-- TO DO --
Set down, exactly as written, the lines from the top of the data to the line that holds "const yTicks = [0, 300, 600, 900, 1200, 1500];", and omit the pictures.

[Rows from a dataset of charts and code]
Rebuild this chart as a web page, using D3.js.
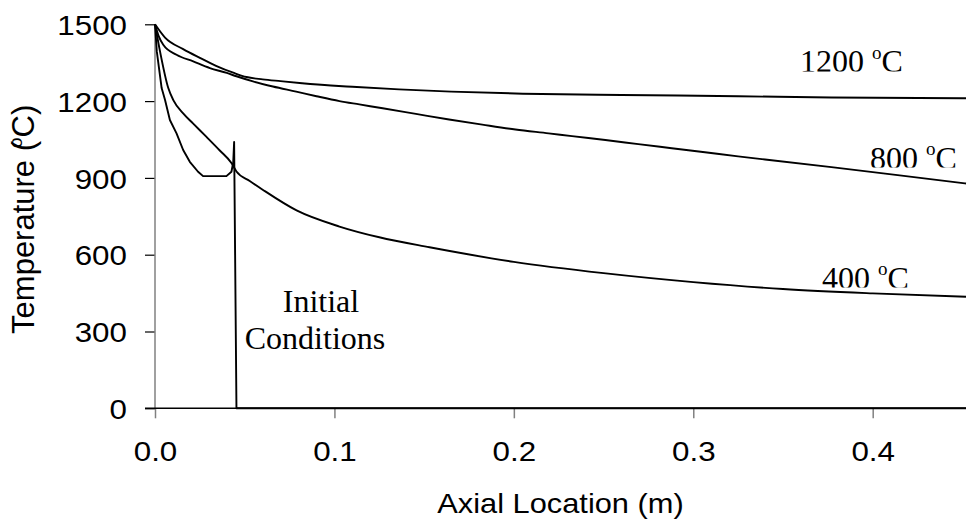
<!DOCTYPE html>
<html>
<head>
<meta charset="utf-8">
<script src="https://cdn.jsdelivr.net/npm/d3@7"></script>
<style>
  body { margin: 0; background: #fff; }
  svg { display: block; }
</style>
</head>
<body>
<svg id="chart" width="972" height="529"></svg>
<script>
// Axis ticks
const xTicks = [0, 0.1, 0.2, 0.3, 0.4];
const yTicks = [0, 300, 600, 900, 1200, 1500];

// Gas temperature (°C) along the axial location (m) for each wall temperature
const wall1200 = [
  [0, 1500], [0.0056, 1448], [0.0157, 1403], [0.025, 1369], [0.034, 1338],
  [0.044, 1310], [0.051, 1294], [0.06, 1285], [0.07, 1278], [0.082, 1270],
  [0.098, 1261], [0.11, 1256], [0.136, 1246], [0.165, 1237], [0.205, 1229],
  [0.26, 1224], [0.325, 1219], [0.377, 1214], [0.452, 1211]
];
const wall800 = [
  [0, 1500], [0.002, 1455], [0.0046, 1420], [0.012, 1381], [0.0213, 1355],
  [0.0306, 1329], [0.04, 1310], [0.0454, 1297], [0.0546, 1277], [0.0657, 1257],
  [0.0787, 1237], [0.09, 1219], [0.1028, 1200], [0.1139, 1187], [0.1269, 1172],
  [0.1454, 1150], [0.1639, 1128], [0.1824, 1108], [0.2009, 1089], [0.2194, 1074],
  [0.2324, 1063], [0.251, 1048], [0.2694, 1032], [0.288, 1016], [0.3065, 1000],
  [0.325, 984], [0.34, 972], [0.377, 942], [0.4139, 911], [0.452, 878]
];
const wall400 = [
  [0, 1500], [0.0028, 1394], [0.0074, 1251], [0.0102, 1204], [0.0157, 1152],
  [0.0213, 1112], [0.0287, 1060], [0.0361, 1007], [0.0426, 958], [0.0454, 925],
  [0.0528, 888], [0.06, 854], [0.0789, 773], [0.1028, 710], [0.125, 668],
  [0.153, 629], [0.2, 572], [0.25, 528], [0.3, 493], [0.35, 466],
  [0.4, 449], [0.452, 436]
];
const initialCond = [
  [0, 1500], [0.001, 1394], [0.0037, 1251], [0.0056, 1204], [0.0083, 1126],
  [0.012, 1074], [0.0157, 1009], [0.0194, 963], [0.024, 924], [0.0268, 907],
  [0.0398, 907], [0.0426, 924], [0.0436, 960], [0.0441, 1040], [0.0454, 0],
  [0.452, 0]
];

const labelTexts = ["1200 ", "800 ", "400 "];
const noteLines = ["Initial", "Conditions"];

const svg = d3.select("#chart");
const x = d3.scaleLinear().domain([0, 0.452]).range([155, 966]);
const y = d3.scaleLinear().domain([0, 1500]).range([408.3, 24.3]);

const sans = "'Liberation Sans', Arial, sans-serif";
const serif = "'Liberation Serif', 'Times New Roman', serif";

// widen sans text slightly, keeping its anchor
function widen(sel, k) {
  sel.each(function () {
    const len = this.getComputedTextLength();
    d3.select(this).attr("textLength", len * k).attr("lengthAdjust", "spacingAndGlyphs");
  });
}

// Y axis
const yAxis = svg.append("g").attr("transform", `translate(${x(0)},0)`)
  .call(d3.axisLeft(y).tickValues(yTicks).tickSize(10).tickPadding(18).tickFormat(d3.format("d")));
yAxis.select(".domain").remove();
yAxis.selectAll(".tick line").attr("stroke", "#000").attr("stroke-width", 1.2);
yAxis.selectAll(".tick text")
  .attr("font-family", sans).attr("font-size", 28.5).attr("fill", "#000")
  .attr("dy", "0.36em");
widen(yAxis.selectAll(".tick text"), 1.1);
svg.append("line")
  .attr("x1", x(0)).attr("x2", x(0)).attr("y1", y(1500)).attr("y2", y(0))
  .attr("stroke", "#808080").attr("stroke-width", 1.5);

// X axis
const xAxis = svg.append("g").attr("transform", `translate(0,${y(0)})`)
  .call(d3.axisBottom(x).tickValues(xTicks).tickSize(10).tickPadding(22).tickFormat(d3.format(".1f")));
xAxis.select(".domain").remove();
xAxis.selectAll(".tick line").attr("stroke", "#808080").attr("stroke-width", 1.5);
xAxis.selectAll(".tick text")
  .attr("font-family", sans).attr("font-size", 28.5).attr("fill", "#000");
widen(xAxis.selectAll(".tick text"), 1.1);
svg.append("line")
  .attr("x1", x(0) - 10).attr("x2", x(0.452)).attr("y1", y(0)).attr("y2", y(0))
  .attr("stroke", "#000").attr("stroke-width", 1.5);

// Axis titles
const xTitle = svg.append("text")
  .attr("x", (x(0) + x(0.452)) / 2).attr("y", 513)
  .attr("text-anchor", "middle")
  .attr("font-family", sans).attr("font-size", 28)
  .text("Axial Location (m)");
widen(xTitle, 1.1);

const yTitle = svg.append("text")
  .attr("transform", `translate(34,${(y(0) + y(1500)) / 2 + 3}) rotate(-90)`)
  .attr("text-anchor", "middle")
  .attr("font-family", sans).attr("font-size", 31);
yTitle.append("tspan").text("Temperature (");
yTitle.append("tspan").attr("font-size", 19).attr("dx", -7).attr("dy", -12).text("o");
yTitle.append("tspan").attr("dy", 12).text("C)");

// Curves
const smooth = d3.line().x(d => x(d[0])).y(d => y(d[1])).curve(d3.curveMonotoneX);
const straight = d3.line().x(d => x(d[0])).y(d => y(d[1]));
const curves = svg.append("g").attr("fill", "none").attr("stroke", "#000")
  .attr("stroke-width", 1.9).attr("stroke-linejoin", "round");
[wall1200, wall800, wall400].forEach(s => curves.append("path").attr("d", smooth(s)));
curves.append("path").attr("d", straight(initialCond));

// Curve labels (bottoms trimmed by their boxes)
const defs = svg.append("defs");
const labelPos = [[800, 72, 71.5], [870, 168.5, 167.5], [822, 288.5, 287.5]];
labelTexts.forEach((t, i) => {
  const [lx, ly, cut] = labelPos[i];
  const id = "clip" + i;
  defs.append("clipPath").attr("id", id).append("rect")
    .attr("x", lx - 5).attr("y", ly - 40).attr("width", 140).attr("height", cut - (ly - 40));
  const tx = svg.append("text").attr("clip-path", `url(#${id})`)
    .attr("x", lx).attr("y", ly)
    .attr("font-family", serif).attr("font-size", 32).attr("fill", "#000");
  tx.append("tspan").text(t);
  tx.append("tspan").attr("font-size", 19).attr("dy", -13.5).text("o");
  tx.append("tspan").attr("dy", 13.5).text("C");
});

// Initial conditions note
const notePos = [[321, 312], [315, 349]];
noteLines.forEach((t, i) => {
  svg.append("text")
    .attr("x", notePos[i][0]).attr("y", notePos[i][1])
    .attr("text-anchor", "middle")
    .attr("font-family", serif).attr("font-size", 32).attr("fill", "#000")
    .text(t);
});
</script>
</body>
</html>
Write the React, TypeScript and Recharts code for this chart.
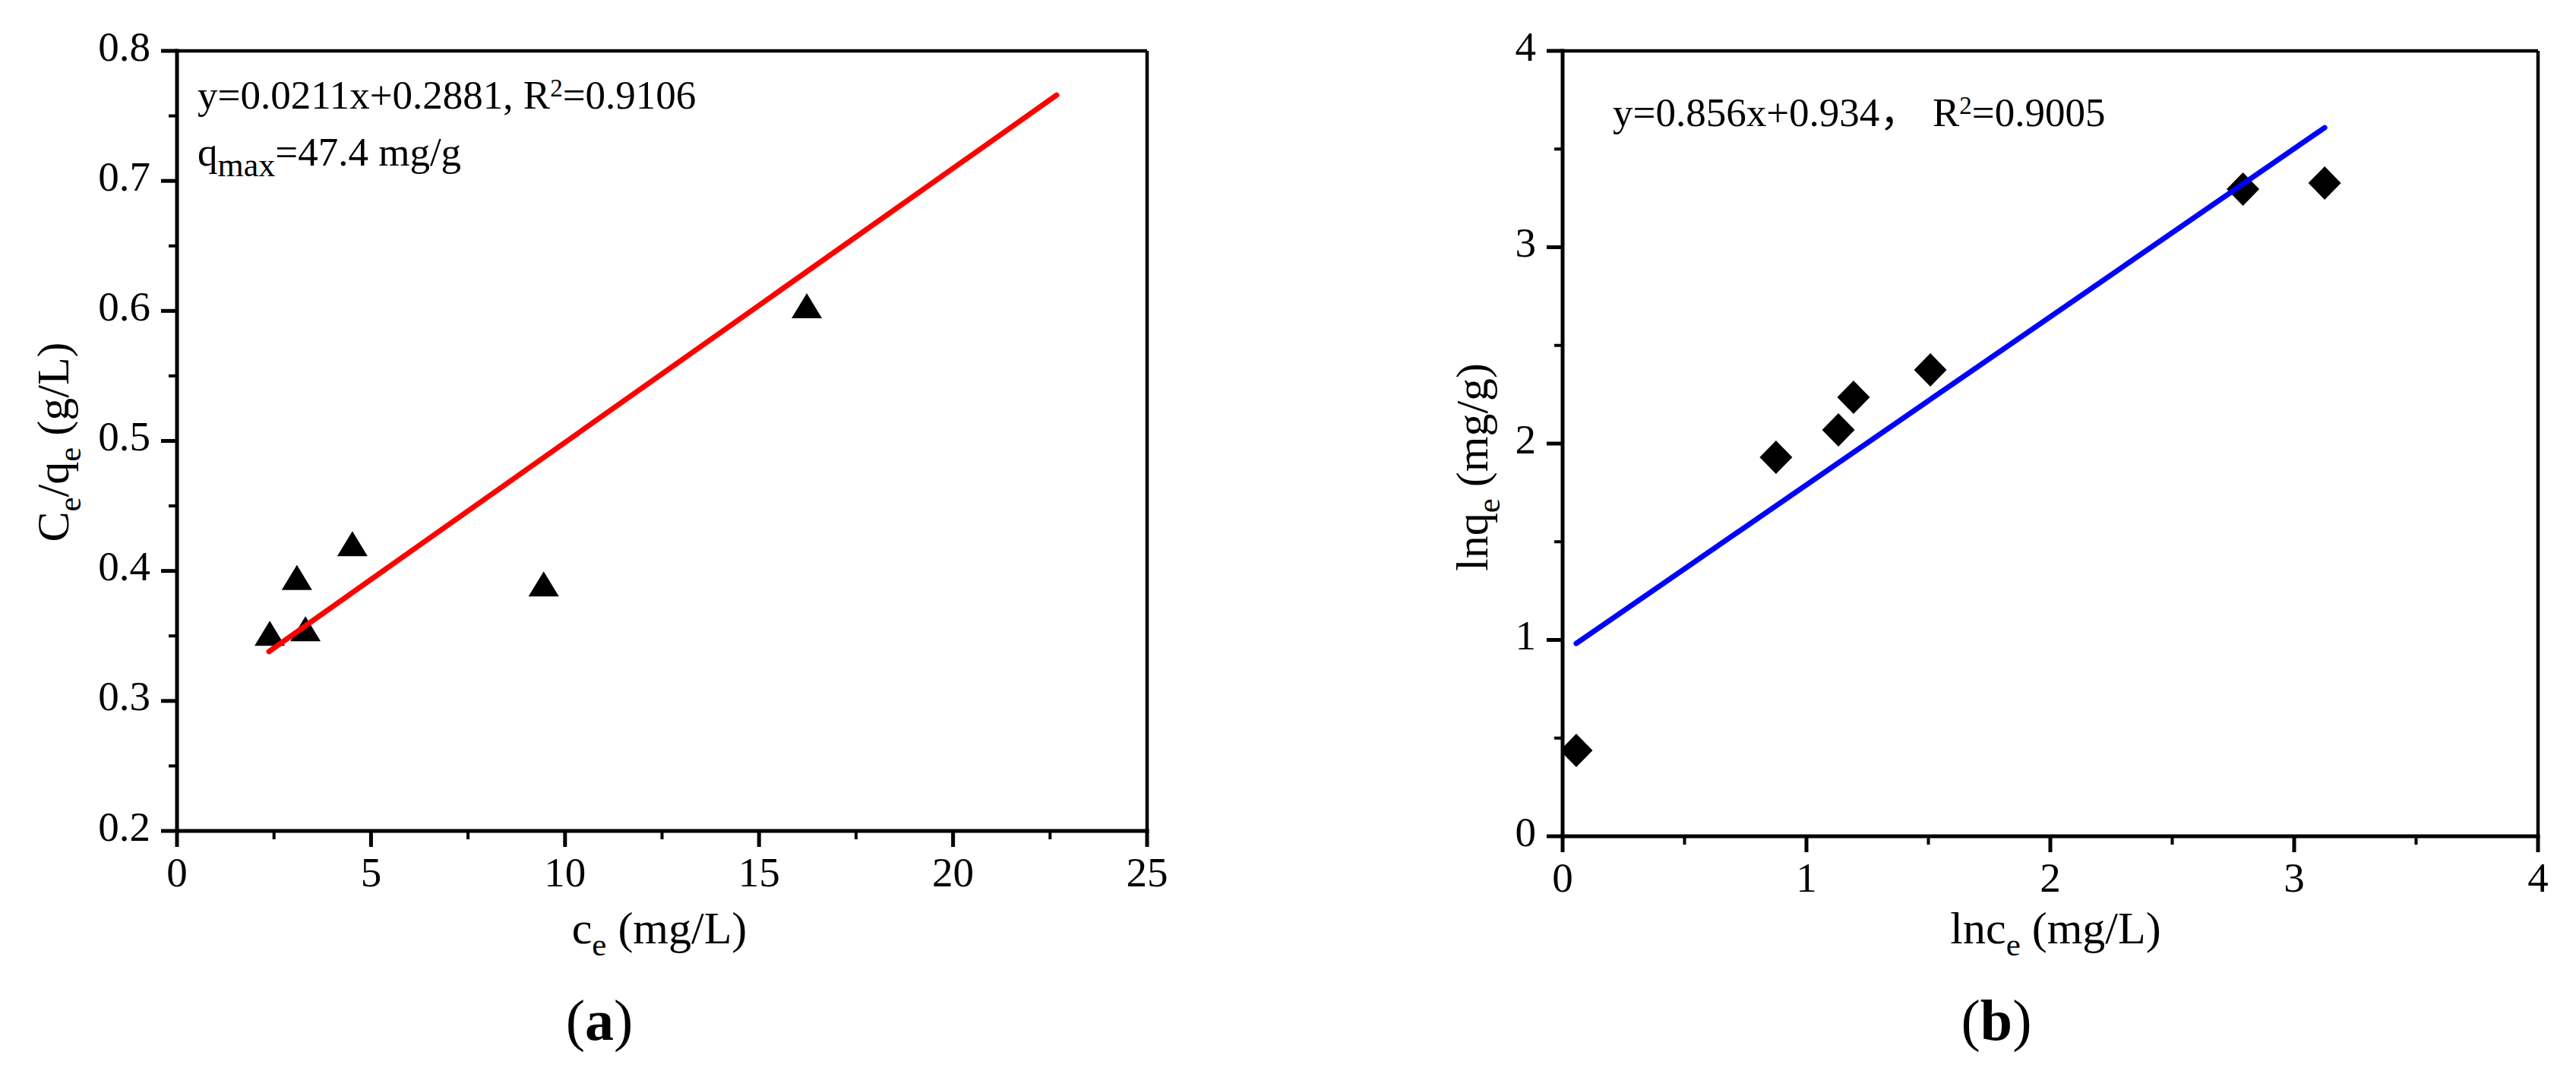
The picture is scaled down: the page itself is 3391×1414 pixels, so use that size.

-- EXPECTED ANSWER --
Rebuild this chart as a web page, using D3.js.
<!DOCTYPE html>
<html>
<head>
<meta charset="utf-8">
<script src="https://cdn.jsdelivr.net/npm/d3@7"></script>
<style>
  body { margin: 0; background: #fff; }
  svg { display: block; }
</style>
</head>
<body>
<svg id="chart" width="972" height="529"></svg>
<script>
// Axis ticks
const xTicks = [0, 0.1, 0.2, 0.3, 0.4];
const yTicks = [0, 300, 600, 900, 1200, 1500];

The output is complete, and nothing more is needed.